Scenario
A connection pool bug causes one connection to open a transaction and then become idle — the application never commits or rolls back. After 6 hours, the DBA notices table bloat accumulating across every table in the database, not just tables the idle transaction touches. Autovacuum runs constantly but cannot remove any dead tuples. The problem is that the idle-in-transaction connection holds the oldest active snapshot in the system; PostgreSQL cannot reclaim any row version older than that snapshot, even in completely unrelated tables.
How to Identify
Conditions:
pg_stat_activity shows a session with state = 'idle in transaction' and a xact_start many hours or days in the past
pg_stat_user_tables.n_dead_tup is rising across many tables, not just one
pg_stat_user_tables.last_autovacuum timestamps are recent but n_dead_tup is not decreasing
pg_stat_activity.backend_xmin for the idle session is very old (lagging far behind the current transaction ID)

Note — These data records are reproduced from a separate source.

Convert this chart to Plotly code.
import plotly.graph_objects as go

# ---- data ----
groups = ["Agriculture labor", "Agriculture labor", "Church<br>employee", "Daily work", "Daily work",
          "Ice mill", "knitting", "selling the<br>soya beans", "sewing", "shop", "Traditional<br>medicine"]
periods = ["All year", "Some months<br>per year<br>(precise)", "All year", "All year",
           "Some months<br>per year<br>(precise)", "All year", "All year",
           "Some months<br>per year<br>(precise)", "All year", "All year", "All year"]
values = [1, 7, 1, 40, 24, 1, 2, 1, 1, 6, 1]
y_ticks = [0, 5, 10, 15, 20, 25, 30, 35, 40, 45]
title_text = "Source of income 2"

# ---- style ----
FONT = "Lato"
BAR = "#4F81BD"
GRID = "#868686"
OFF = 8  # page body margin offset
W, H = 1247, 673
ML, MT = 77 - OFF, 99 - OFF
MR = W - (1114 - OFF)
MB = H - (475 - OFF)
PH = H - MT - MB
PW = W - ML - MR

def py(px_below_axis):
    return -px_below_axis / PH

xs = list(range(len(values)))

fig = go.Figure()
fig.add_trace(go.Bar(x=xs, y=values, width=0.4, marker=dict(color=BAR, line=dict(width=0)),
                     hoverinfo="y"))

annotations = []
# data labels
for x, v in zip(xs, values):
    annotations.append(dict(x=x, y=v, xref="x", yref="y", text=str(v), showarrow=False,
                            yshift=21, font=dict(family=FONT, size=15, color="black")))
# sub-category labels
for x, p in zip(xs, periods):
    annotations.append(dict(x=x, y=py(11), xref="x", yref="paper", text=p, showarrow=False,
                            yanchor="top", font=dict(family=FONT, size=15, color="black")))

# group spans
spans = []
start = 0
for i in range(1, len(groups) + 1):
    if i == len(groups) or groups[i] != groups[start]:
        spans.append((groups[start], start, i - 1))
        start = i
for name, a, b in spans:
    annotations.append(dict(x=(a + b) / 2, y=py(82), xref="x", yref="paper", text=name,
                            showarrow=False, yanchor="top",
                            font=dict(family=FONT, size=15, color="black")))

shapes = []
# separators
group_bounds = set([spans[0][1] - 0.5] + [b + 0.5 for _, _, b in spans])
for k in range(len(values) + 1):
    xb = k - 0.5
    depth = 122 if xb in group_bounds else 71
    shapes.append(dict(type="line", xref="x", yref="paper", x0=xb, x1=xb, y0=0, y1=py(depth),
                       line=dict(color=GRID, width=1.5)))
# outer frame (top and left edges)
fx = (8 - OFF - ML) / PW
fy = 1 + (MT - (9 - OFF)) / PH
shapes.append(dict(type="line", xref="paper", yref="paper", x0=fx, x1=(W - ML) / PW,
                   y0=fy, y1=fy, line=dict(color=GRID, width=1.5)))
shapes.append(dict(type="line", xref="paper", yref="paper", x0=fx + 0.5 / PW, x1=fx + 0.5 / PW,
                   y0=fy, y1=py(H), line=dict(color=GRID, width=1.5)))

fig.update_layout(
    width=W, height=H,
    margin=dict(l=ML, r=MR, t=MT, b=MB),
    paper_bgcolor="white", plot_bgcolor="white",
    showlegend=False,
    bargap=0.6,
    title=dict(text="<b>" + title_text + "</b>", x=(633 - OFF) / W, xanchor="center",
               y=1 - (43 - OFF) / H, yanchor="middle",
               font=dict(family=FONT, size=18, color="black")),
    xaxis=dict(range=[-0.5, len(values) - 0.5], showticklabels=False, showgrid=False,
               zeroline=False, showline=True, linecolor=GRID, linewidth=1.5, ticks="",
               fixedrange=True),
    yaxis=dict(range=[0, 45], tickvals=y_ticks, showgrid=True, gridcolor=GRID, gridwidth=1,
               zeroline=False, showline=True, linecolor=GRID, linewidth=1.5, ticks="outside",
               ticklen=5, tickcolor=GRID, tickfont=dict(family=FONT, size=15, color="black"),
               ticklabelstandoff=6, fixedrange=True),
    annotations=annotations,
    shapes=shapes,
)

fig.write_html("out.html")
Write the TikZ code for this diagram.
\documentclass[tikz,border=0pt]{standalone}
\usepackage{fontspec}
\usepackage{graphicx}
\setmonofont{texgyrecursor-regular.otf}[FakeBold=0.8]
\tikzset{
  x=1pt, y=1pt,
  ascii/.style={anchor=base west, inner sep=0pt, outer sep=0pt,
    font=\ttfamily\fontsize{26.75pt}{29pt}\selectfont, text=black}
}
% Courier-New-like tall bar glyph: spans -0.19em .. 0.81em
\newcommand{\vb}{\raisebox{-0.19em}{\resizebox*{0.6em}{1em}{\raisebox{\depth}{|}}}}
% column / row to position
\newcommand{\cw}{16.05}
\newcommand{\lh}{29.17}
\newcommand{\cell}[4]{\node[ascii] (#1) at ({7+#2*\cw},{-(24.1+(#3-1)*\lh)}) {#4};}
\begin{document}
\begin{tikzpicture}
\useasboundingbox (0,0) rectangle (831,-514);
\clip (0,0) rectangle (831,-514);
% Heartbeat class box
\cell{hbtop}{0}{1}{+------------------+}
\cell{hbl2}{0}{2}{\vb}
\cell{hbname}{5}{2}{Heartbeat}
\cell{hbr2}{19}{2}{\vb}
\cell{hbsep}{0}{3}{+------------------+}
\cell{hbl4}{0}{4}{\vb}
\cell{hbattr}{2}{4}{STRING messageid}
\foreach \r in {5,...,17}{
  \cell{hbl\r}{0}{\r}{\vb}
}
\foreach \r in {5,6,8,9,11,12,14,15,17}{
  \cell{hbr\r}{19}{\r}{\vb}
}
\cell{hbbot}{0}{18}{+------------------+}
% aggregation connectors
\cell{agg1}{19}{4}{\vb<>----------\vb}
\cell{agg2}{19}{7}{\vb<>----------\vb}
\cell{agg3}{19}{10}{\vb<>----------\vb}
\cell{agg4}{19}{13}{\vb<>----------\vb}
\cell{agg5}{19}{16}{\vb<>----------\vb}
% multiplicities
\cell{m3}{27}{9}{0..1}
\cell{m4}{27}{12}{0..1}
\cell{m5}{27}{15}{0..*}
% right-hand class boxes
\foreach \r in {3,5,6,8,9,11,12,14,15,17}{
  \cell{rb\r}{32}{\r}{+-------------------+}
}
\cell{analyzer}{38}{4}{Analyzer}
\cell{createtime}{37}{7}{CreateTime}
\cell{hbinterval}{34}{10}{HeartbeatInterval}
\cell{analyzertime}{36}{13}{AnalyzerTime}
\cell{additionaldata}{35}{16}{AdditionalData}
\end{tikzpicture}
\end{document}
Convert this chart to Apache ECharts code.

- Table and index bloat visible in
pg_relation_size() growing over time
Analysis Steps
-- 1. Find the oldest active transaction — the xmin horizon holder
SELECT
pid,
usename,
application_name,
client_addr,
state,
backend_xmin,
now() - xact_start AS xact_age,
now() - query_start AS query_age,
left(query, 80) AS last_query
FROM pg_stat_activity
WHERE xact_start IS NOT NULL
ORDER BY xact_start ASC NULLS LAST
LIMIT 5;
-- 2. Check age of the oldest xmin horizon globally
SELECT
min(age(backend_xmin)) AS oldest_xmin_age,
max(now() - xact_start) AS longest_xact_duration
FROM pg_stat_activity
WHERE backend_xmin IS NOT NULL;
-- 3. Observe dead tuple accumulation (bloat indicator)
SELECT
schemaname,
relname AS table_name,
n_dead_tup,
n_live_tup,
round(n_dead_tup::numeric /
NULLIF(n_live_tup + n_dead_tup, 0) * 100, 1)
AS dead_pct,
last_autovacuum,
last_autoanalyze
FROM pg_stat_user_tables
WHERE n_dead_tup > 0
ORDER BY n_dead_tup DESC
LIMIT 20;
-- 4. Check autovacuum activity — running but unable to clean
SELECT
schemaname,
relname,
last_autovacuum,
last_autovacuum_count,
n_dead_tup
FROM pg_stat_user_tables
WHERE last_autovacuum IS NOT NULL
ORDER BY last_autovacuum DESC
LIMIT 10;
-- 5. Verify current transaction ID horizon
SELECT age(datfrozenxid) AS db_xid_age,
datfrozenxid
FROM pg_database
WHERE datname = current_database();
Pitfalls
- Long-running transactions prevent vacuum from removing old row versions needed for any active snapshot — this affects ALL tables, not just tables the transaction touches. The xmin horizon is global across the entire database instance.
- Idle-in-transaction sessions are the most dangerous class — they hold the xmin horizon frozen without doing any work, and no query-level timeout fires because there is no active query.
- Autovacuum will keep running and mark tables as vacuumed but will report
n_dead_tup not decreasing — this is a common diagnostic trap that looks like a vacuum configuration problem when the real cause is a long transaction.
- The xmin horizon is global — a single idle-in-transaction session on one database affects vacuum behavior for every table in that database.
- Transaction ID wraparound is the catastrophic end state if this problem persists long enough — the database will refuse all new write transactions to prevent data corruption.
Resolution Approach
Immediately terminate the idle-in-transaction session to release the xmin horizon. Autovacuum will then be able to clean up dead tuples in subsequent runs. Going forward, set idle_in_transaction_session_timeout to automatically close sessions that hold transactions open without activity. Monitor backend_xmin age in pg_stat_activity as a proactive alerting metric.